Jock Macdonald at the AGGV

There’s a truly excellent Jock Macdonald retrospective currently showing at the Art Gallery of Greater Victoria. It runs to September 7th and if you haven’t seen it yet, you should. They’ve put together an impressive collection of his work with highlights from all the way through his career, including a whole room full of the abstract expressionist works that constitute the last and most critically respected phase of his 30-plus years as a painter.

He began his career as a designer, and it was as Head of Design that he was hired by the Vancouver School of Decorative & Applied Art back in 1926, when he would have been in his late twenties. He took up painting with the encouragement of his colleague, Fred Varley, and his earliest works show quite a strong Varley influence. In addition to picking up Varley’s technique Macdonald also seemed to pick up a lot of Varley’s nature spiritualism. A concern for the spiritual realm, the world beyond the veil, would remain a constant in Macdonald’s work, even as the outward forms of his expression changed over the next 3 decades.

The exhibition is called “Evolving Form”, and maybe that’s apt, but I have some reservations which I’ll get to in a minute. Following his Varley period, you can see Macdonald picking up ideas from other painters like Emily Carr, and less fortunate influences like Lawren Harris. You can see where Harris, with his Theosophical interests, would appeal to Macdonald’s mystical side, but Macdonald’s Harris-inspired geometrical mandalas are to my eyes his weakest work, along with a couple of paintings that reflect the Harris’ mushy deco landscape style. But then I’ve never been a big fan of Harris (can you tell?).

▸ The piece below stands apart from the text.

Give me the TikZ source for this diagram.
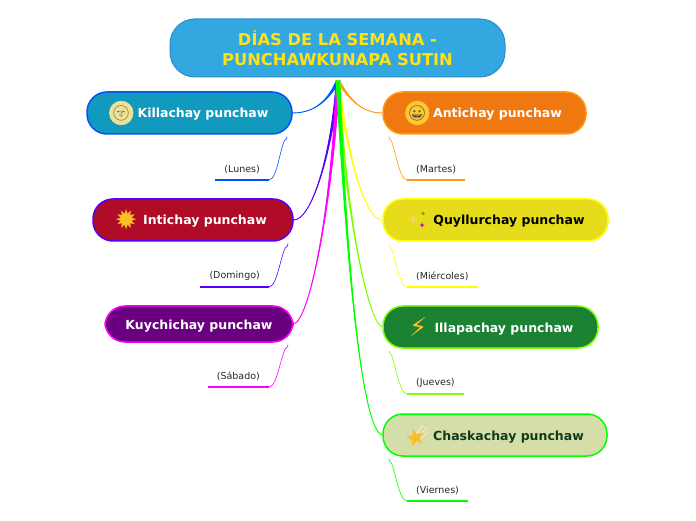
\documentclass[tikz,border=0pt]{standalone}
\usepackage{fontspec}
\setmainfont{DejaVu Sans}
\newfontfamily\emojifont{Noto Emoji}
\usetikzlibrary{calc,positioning}

\definecolor{rootblue}{RGB}{51,167,224}
\definecolor{rootedge}{RGB}{43,140,203}
\definecolor{rootgold}{RGB}{255,226,20}
\definecolor{lunesblue}{RGB}{0,85,255}
\definecolor{domingoviolet}{RGB}{85,0,255}
\definecolor{sabadopink}{RGB}{255,0,255}
\definecolor{martesorange}{RGB}{255,154,16}
\definecolor{miercolesyellow}{RGB}{255,255,0}
\definecolor{juevesgreen}{RGB}{128,255,0}
\definecolor{viernesgreen}{RGB}{0,255,0}
\definecolor{killafill}{RGB}{17,153,190}
\definecolor{intifill}{RGB}{176,12,40}
\definecolor{kuychifill}{RGB}{106,0,128}
\definecolor{antifill}{RGB}{240,120,16}
\definecolor{quyllurfill}{RGB}{230,220,28}
\definecolor{illapafill}{RGB}{27,130,51}
\definecolor{chaskafill}{RGB}{213,221,168}
\definecolor{chaskatext}{RGB}{15,59,26}
\definecolor{emojigold}{RGB}{250,190,40}
\definecolor{trailcream}{RGB}{245,232,170}

\tikzset{
  daypill/.style={draw, line width=1.5pt, rounded corners=20pt, minimum height=42, inner sep=0pt,
    text height=10pt, text depth=0pt, font=\fontsize{12.5}{15}\selectfont\bfseries},
  daynote/.style={inner xsep=9pt, inner ysep=6.2pt, text=black!85, font=\fontsize{9.5}{12}\selectfont},
  emojimark/.style={inner sep=0pt, font=\fontsize{20}{20}\selectfont},
  badge/.style={circle, inner sep=0pt, minimum size=21, font=\fontsize{15}{15}\selectfont\emojifont},
}
\newcommand{\spoke}[4]{\draw[#1, line width=.9pt, fill=#1] ($(hub)+(-1.8,0)$) .. controls (#3) and (#4) .. (#2) .. controls (#4) and (#3) .. ($(hub)+(1.8,0)$) -- cycle;}

\begin{document}
\begin{tikzpicture}[x=1pt,y=1pt]
  \useasboundingbox (0,0) rectangle (696,520);
  \coordinate (hub) at (338,439);

  \node[draw=rootedge, fill=rootblue, line width=1pt, rounded corners=25pt, minimum width=335, minimum height=58,
    align=center, text=rootgold, font=\fontsize{16.3}{20}\selectfont\bfseries] (root) at (337.5,472)
    {\raisebox{1pt}{DÍAS DE LA SEMANA -}\\\raisebox{1pt}{PUNCHAWKUNAPA SUTIN}};

  % left side
  \node[daypill, minimum width=205, draw=lunesblue, fill=killafill, text=white] (killa) at (189.5,407) {\hspace*{27pt}Killachay punchaw};
  \node[daypill, minimum width=200, draw=domingoviolet, fill=intifill, text=white] (inti) at (193,300) {\hspace*{24pt}Intichay punchaw};
  \node[daypill, minimum width=188, minimum height=36, draw=sabadopink, fill=kuychifill, text=white] (kuychi) at (199,196) {Kuychichay punchaw};

  % right side
  \node[daypill, minimum width=203, draw=martesorange, fill=antifill, text=white] (anti) at (484.5,407) {\hspace*{26pt}Antichay punchaw};
  \node[daypill, minimum width=225, draw=miercolesyellow, fill=quyllurfill, text=black] (quyllur) at (495.5,300) {\hspace*{27pt}Quyllurchay punchaw};
  \node[daypill, minimum width=215, draw=juevesgreen, fill=illapafill, text=white] (illapa) at (490.5,193) {\hspace*{27pt}Illapachay punchaw};
  \node[daypill, minimum width=224, draw=viernesgreen, fill=chaskafill, text=chaskatext] (chaska) at (495,85) {\hspace*{27pt}Chaskachay punchaw};

  % emoji
  \node[badge, fill={rgb,255:red,238;green,226;blue,150}, text=black!60] (moon) at ($(killa.west)+(35,0)$) {🌝};
  \node[emojimark, text=emojigold, font=\fontsize{27}{27}\selectfont] (sun) at ($(inti.west)+(34,0)$) {✹};
  \node[badge, fill={rgb,255:red,255;green,200;blue,50}, text=black!75] (grin) at ($(anti.west)+(35,0)$) {😀};
  \node[emojimark, text=emojigold!70, font=\fontsize{16}{16}\selectfont] (spark) at ($(quyllur.west)+(31,0)$) {✦};
  \node[emojimark, text=juevesgreen!70!black, font=\fontsize{7}{7}\selectfont] (sparkb) at ($(quyllur.west)+(41,6)$) {✦};
  \node[emojimark, text=sabadopink!80!black, font=\fontsize{8}{8}\selectfont] (sparkc) at ($(quyllur.west)+(40,-6)$) {✦};
  \node[emojimark, text=emojigold, font=\fontsize{26}{26}\selectfont] (bolt) at ($(illapa.west)+(36,0)$) {⚡};
  \draw[trailcream, line width=1.5pt] ($(chaska.west)+(37,-1)$) -- ($(chaska.west)+(45,8)$) ($(chaska.west)+(39,-3)$) -- ($(chaska.west)+(46,3)$) ($(chaska.west)+(34,1)$) -- ($(chaska.west)+(41,10)$);
  \node[emojimark, text=emojigold, rotate=15, font=\fontsize{24}{24}\selectfont] (star) at ($(chaska.west)+(33,-2)$) {★};

  % day names under the pills
  \node[daynote, anchor=south east] (lunes) at (269,340) {(Lunes)};
  \node[daynote, anchor=south east] (domingo) at (269,233) {(Domingo)};
  \node[daynote, anchor=south east] (sabado) at (269,133) {(Sábado)};
  \node[daynote, anchor=south west] (martes) at (407,340) {(Martes)};
  \node[daynote, anchor=south west] (miercoles) at (407,233) {(Miércoles)};
  \node[daynote, anchor=south west] (jueves) at (407,126) {(Jueves)};
  \node[daynote, anchor=south west] (viernes) at (407,19) {(Viernes)};

  % spokes from the title
  \spoke{lunesblue}{killa.east}{326,415}{310,407}
  \spoke{domingoviolet}{inti.east}{331,362}{311,300}
  \spoke{sabadopink}{kuychi.east}{331,305}{309,200}
  \spoke{martesorange}{anti.west}{350,420}{362,407}
  \spoke{miercolesyellow}{quyllur.west}{347,365}{365,300}
  \spoke{juevesgreen}{illapa.west}{345,310}{368,197}
  \spoke{viernesgreen}{chaska.west}{347,250}{362,90}

  % underlines and thin links
  \foreach \note/\day/\tint in {lunes/killa/lunesblue,domingo/inti/domingoviolet,sabado/kuychi/sabadopink}{
    \draw[\tint, line width=2.4pt] (\note.south west) -- (\note.south east);
    \draw[\tint, line width=.6pt] (\note.south east) .. controls +(9,0) and ($(\day.south east)+(-12,-4)$) .. ($(\day.south east)+(-6,-4)$) -- ($(\day.south east)+(-6,-2)$);
  }
  \foreach \note/\day/\tint in {martes/anti/martesorange,miercoles/quyllur/miercolesyellow,jueves/illapa/juevesgreen,viernes/chaska/viernesgreen}{
    \draw[\tint, line width=2.4pt] (\note.south west) -- (\note.south east);
    \draw[\tint, line width=.6pt] (\note.south west) .. controls +(-9,0) and ($(\day.south west)+(12,-4)$) .. ($(\day.south west)+(7,-4)$) -- ($(\day.south west)+(7,-2)$);
  }
\end{tikzpicture}
\end{document}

Macdonald’s style changed again under the influence of a couple of British Surrealists, Grace Pailthorpe and Reuben Mednikoff, whom the Telegraph once described as the eeriest couple in art, although I think “eerie” is perhaps a nice word for what they were. Macdonald met them in Vancouver where they had relocated during the war, and they inducted him into the surrealist practice of automatism, drawing without consciously thinking about what you’re doing. Initially the results of these exercises seemed pretty weak, but by the early 50s Macdonald was using a modified version of this approach to produce some really interesting watercolours. These are the works in the show I like best, which puts me at odds with the critical consensus regarding his late-period abstractions.

Not that there’s any question the large abstract works from the last 3 or 4 years of his life are by far the most accomplished works in the show. They’re fine paintings. But at the same time, at this remove it seems to me they’re a lot like what a lot of other painters, many of them Macdonald’s students, were doing in Toronto in the late 50s. In this they simply carry on a pattern evident from the rest of the show: Jock Macdonald was really good at picking up on whatever was going on around him and running with it. That kept him in the mainstream, but at a cost. I get the sense that he spent more time expressing other people’s pictorial ideas than he did expressing his own.

So I guess my question here is: did Macdonald’s approach truly evolve, as the show’s subtitle would have it, or did it just change as the fashions changed? Macdonald’s late-period abstractions are often touted as the culmination of a lifetime of artistic development, and perhaps they were. But I can’t help wondering how Macdonald would have handled the 1960s, if he had lived to see them (he was 63 when he died in 1960). Would he have spent his last years as an abstract expressionist even as that movement petered out, or would he have continued to follow the trends into, say, colour field abstraction, Op Art and minimalism? We’ll never know, of course, but based on the evidence in this exhibition I suspect his work would have continued to evolve, or simply change, along with the times.